16. The method of claim 1 wherein using a least squared method comprises using an extended Kalman filter.

17. An ultrasound imaging system for tracking a 3D structure in a 3D image including a plurality of sequential image frames, wherein the sequential image frames include a current image frames,

said ultrasound imaging system comprising an ultrasound transmitter and an ultrasound receiver configured to receive reflected ultrasound radiation reflected from a region of interest of an object and to convert received ultrasound radiation into image data, a processor configured to analyze image data, and a display configured to show results from the analysis of image data,

said ultrasound imaging system configured to:

represent the 3D structure being tracked with a parametric model with parameters for local shape deformations;

create a predicted state vector for the parametric model using a kinematic model;

deform the parametric model using the predicted state vector;

determine a plurality of actual points for the 3D structure using a current frame of the 3D image;

determine displacement values and a measurement vectors using differences between the plurality of actual points and the plurality of predicted points;

filter the displacement values and the measurement vectors using a least squares method to generate an updated state vector and an updated covariance matrix; and

generate an updated parametric model for the current image frame using the updated state vector.

18. The ultrasound imaging system of claim 17 wherein the parametric model used is a subdivision surface having a mesh of control points.

19. The ultrasound imaging system of claim 17 wherein the parametric model is a Doo-Sabin subdivision surface.

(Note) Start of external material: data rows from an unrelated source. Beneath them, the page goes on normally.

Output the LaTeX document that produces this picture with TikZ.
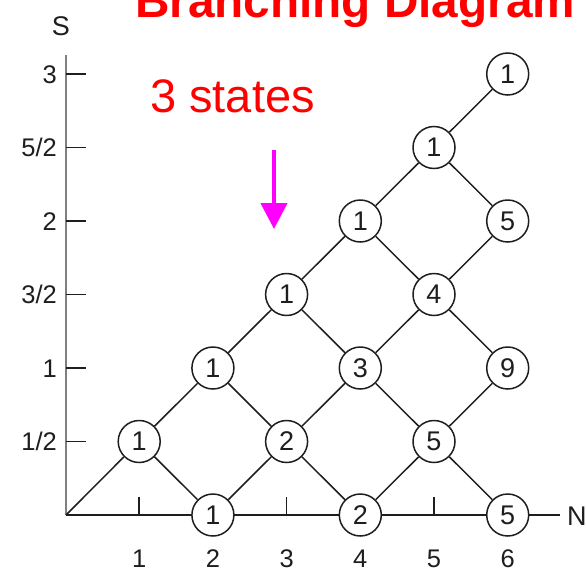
\documentclass[tikz,border=0pt]{standalone}
\usepackage{fontspec}
\setmainfont{Liberation Sans}
\usetikzlibrary{arrows.meta}
\definecolor{titlered}{RGB}{255,0,0}
\definecolor{arrowmag}{RGB}{255,0,255}
\definecolor{axisgray}{RGB}{128,128,128}
\definecolor{ink}{RGB}{30,30,30}
\begin{document}
\begin{tikzpicture}[x=1pt,y=-1pt,
  cnode/.style={circle, draw=ink, line width=1.5pt, fill=white, minimum size=42pt,
    inner sep=0pt, text=ink, font=\fontsize{27}{27}\selectfont},
  edgeline/.style={draw=ink, line width=1.5pt},
  tickline/.style={draw=ink, line width=1.5pt},
  axlab/.style={inner sep=0pt, text=ink, font=\fontsize{25.5}{25.5}\selectfont},
  axname/.style={inner sep=0pt, text=ink, font=\fontsize{27}{27}\selectfont}]
\useasboundingbox (0,0) rectangle (586,573);

% axes
\coordinate (O) at (66,515);
\coordinate (Nend) at (560,515);
\coordinate (Stop) at (66,55);
\draw[edgeline] (O) -- (Nend);
\draw[axisgray, line width=2.4pt] (Stop) -- (O);

% ticks on N axis
\foreach \n in {1,...,6}
  \draw[tickline] ({65.5+73.7*\n},515) -- ++(0,-18);
% ticks on S axis
\foreach \k in {1,...,6}
  \draw[tickline] (66,{515-73.5*\k}) -- ++(20,0);

% S labels
\foreach \k/\t in {1/1\slash 2, 2/1, 3/3\slash 2, 4/2, 5/5\slash 2, 6/3}
  \node[axlab, anchor=base east] (s\k) at (57,{515-73.5*\k+9.1}) {\t};
% N labels
\foreach \n in {1,...,6}
  \node[axlab, anchor=base] (nl\n) at ({65.5+73.7*\n},567) {\n};

% axis names
\node[axname, anchor=base] (Slab) at (61,35) {S};
\node[axname, anchor=base west] (Nlab) at (567,525) {N};

% circles
\foreach \n/\s/\v in {1/1/1, 2/0/1, 2/2/1, 3/1/2, 3/3/1, 4/0/2, 4/2/3, 4/4/1,
                      5/1/5, 5/3/4, 5/5/1, 6/0/5, 6/2/9, 6/4/5, 6/6/1}
  \node[cnode] (c\n-\s) at ({65.5+73.7*\n},{515-73.5*\s}) {\v};

% edges
\draw[edgeline] (O) -- (c1-1);
\foreach \a/\b in {c1-1/c2-2, c1-1/c2-0, c2-0/c3-1, c2-2/c3-3, c2-2/c3-1,
                   c3-1/c4-2, c3-1/c4-0, c3-3/c4-4, c3-3/c4-2,
                   c4-0/c5-1, c4-2/c5-3, c4-2/c5-1, c4-4/c5-5, c4-4/c5-3,
                   c5-1/c6-2, c5-1/c6-0, c5-3/c6-4, c5-3/c6-2, c5-5/c6-6, c5-5/c6-4}
  \draw[edgeline] (\a) -- (\b);

% title and annotation
\node[anchor=base west, inner sep=0pt, text=titlered,
      font=\fontsize{47.7}{48}\selectfont\bfseries] (title) at (135,17) {Branching Diagram};
\node[anchor=base west, inner sep=0pt, text=titlered,
      font=\fontsize{47}{47}\selectfont] (states) at (150,112) {3 states};

% magenta arrow
\coordinate (arrtop) at (274,150);
\coordinate (arrtip) at (274,229);
\draw[arrowmag, line width=4.3pt, -{Triangle[length=26pt,width=26pt]}] (arrtop) -- (arrtip);
\end{tikzpicture}
\end{document}
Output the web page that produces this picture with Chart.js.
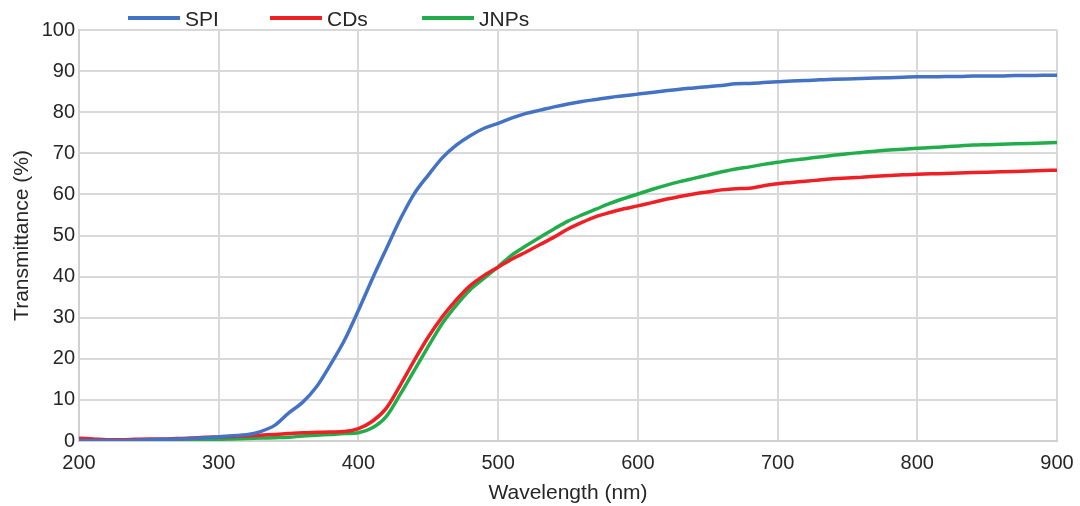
<!DOCTYPE html>
<html>
<head>
<meta charset="utf-8">
<script src="https://cdn.jsdelivr.net/npm/chart.js@4/dist/chart.umd.min.js"></script>
<style>
html,body{margin:0;padding:0;background:#fff;}
#wrap{position:relative;width:1080px;height:506px;}
.lg{position:absolute;font-family:"Liberation Sans",Arial,sans-serif;font-size:21px;color:#262626;line-height:1;}
.sw{position:absolute;height:4px;width:52px;top:16px;}
</style>
</head>
<body>
<div id="wrap">
<canvas id="c" width="1080" height="506"></canvas>
</div>
<script>
const wavelengths = [];
for (let w = 200; w <= 900; w += 10) wavelengths.push(w);

const seriesNames = ["SPI", "CDs", "JNPs"];
const seriesColors = ["#4472c4", "#ee1f25", "#22ad4b"];

const spi = [0.1,0.1,0.2,0.1,0.2,0.3,0.4,0.5,0.6,0.8,
  1.0,1.3,1.5,2.3,3.8,6.8,9.4,13.2,18.6,24.5,
  31.8,39.5,46.8,54.0,60.2,64.7,68.9,72.0,74.3,76.1,
  77.3,78.6,79.7,80.5,81.3,82.0,82.6,83.1,83.6,84.0,
  84.4,84.8,85.2,85.6,85.9,86.2,86.5,86.9,87.0,87.2,
  87.4,87.6,87.7,87.9,88.0,88.1,88.2,88.3,88.4,88.5,
  88.6,88.6,88.7,88.7,88.8,88.8,88.8,88.9,88.9,89.0,89.0];

const cds = [0.7,0.5,0.3,0.3,0.4,0.5,0.5,0.6,0.7,0.9,
  1.0,1.1,1.2,1.4,1.6,1.8,2.0,2.1,2.2,2.3,
  3.0,4.8,8.0,13.6,19.6,25.3,30.2,34.3,37.8,40.3,
  42.3,44.3,46.0,47.8,49.6,51.6,53.2,54.6,55.6,56.5,
  57.2,58.0,58.8,59.5,60.1,60.6,61.1,61.4,61.5,62.1,
  62.6,62.9,63.2,63.5,63.8,64.0,64.2,64.4,64.6,64.8,
  64.9,65.0,65.1,65.2,65.3,65.4,65.5,65.6,65.7,65.8,65.9];

const jnps = [0.1,0.1,0.1,0.1,0.1,0.1,0.1,0.1,0.2,0.25,
  0.4,0.5,0.6,0.7,0.8,0.9,1.2,1.4,1.6,1.8,
  2.0,3.2,6.0,11.4,17.2,23.0,28.6,33.0,36.8,39.6,
  42.4,45.3,47.5,49.6,51.6,53.5,55.0,56.4,57.8,59.0,
  60.1,61.2,62.2,63.1,63.9,64.7,65.5,66.2,66.7,67.3,
  67.8,68.3,68.7,69.1,69.5,69.9,70.2,70.5,70.8,71.0,
  71.2,71.4,71.6,71.8,72.0,72.1,72.2,72.3,72.4,72.5,72.6];

const xTitle = "Wavelength (nm)";
const yTitle = "Transmittance (%)";

const seriesValues = [spi, cds, jnps];
const datasets = seriesNames.map((name, i) => ({
  label: name,
  data: wavelengths.map((w, k) => ({x: w, y: seriesValues[i][k]})),
  borderColor: seriesColors[i],
  backgroundColor: seriesColors[i],
  borderWidth: 3.5,
  pointRadius: 0,
  cubicInterpolationMode: 'monotone',
  fill: false
}));

// HTML legend (real text)
const wrap = document.getElementById('wrap');
const swatchLeft = [128, 270, 422];
seriesNames.forEach((n, i) => {
  const sw = document.createElement('div');
  sw.className = 'sw';
  sw.style.left = swatchLeft[i] + 'px';
  sw.style.background = seriesColors[i];
  wrap.appendChild(sw);
  const t = document.createElement('div');
  t.className = 'lg';
  t.style.left = (swatchLeft[i] + 57) + 'px';
  t.style.top = '8px';
  t.textContent = n;
  wrap.appendChild(t);
});

const font = {family: '"Liberation Sans", Arial, sans-serif'};
new Chart(document.getElementById('c'), {
  type: 'line',
  data: {datasets},
  options: {
    responsive: false,
    animation: false,
    layout: {padding: {top: 30, right: 23, left: 0, bottom: 0}},
    plugins: {legend: {display: false}, tooltip: {enabled: false}},
    scales: {
      x: {
        type: 'linear', min: 200, max: 900,
        ticks: {stepSize: 100, color: '#262626', font: {...font, size: 20}, padding: 10, maxRotation: 0},
        grid: {color: '#d9d9d9', lineWidth: 2, drawTicks: false},
        border: {color: '#d0d0d0', width: 2},
        title: {display: true, text: xTitle, color: '#262626', font: {...font, size: 21}, padding: {top: 0, bottom: 0}},
        afterFit: (s) => { s.height = 65; s.paddingLeft = 0; s.paddingRight = 0; }
      },
      y: {
        min: 0, max: 100,
        ticks: {stepSize: 10, color: '#262626', font: {...font, size: 20}, padding: 4},
        grid: {color: '#d9d9d9', lineWidth: 2, drawTicks: false},
        border: {color: '#d0d0d0', width: 2},
        title: {display: true, text: yTitle, color: '#262626', font: {...font, size: 21}, padding: {top: 10, bottom: 0}},
        afterFit: (s) => { s.width = 79; s.paddingTop = 0; s.paddingBottom = 0; }
      }
    }
  }
});
</script>
</body>
</html>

20. A machine readable medium or media having recorded thereon instructions configured to instruct a computer or an ultrasound imaging system to:

represent a 3D structure being tracked with a parametric model with parameters for local shape deformations;

create a predicted state vector for the parametric model using a kinematic model;

deform the parametric model using the predicted state vector;

determine a plurality of actual points for the 3D structure using a current frame of the 3D image;

determine displacement values and a measurement vectors using differences between the plurality of actual points and the plurality of predicted points;

filter the displacement values and the measurement vectors using a least squares method to generate an updated state vector and an updated covariance matrix; and

generate an updated parametric model for the current image frame using the updated state vector.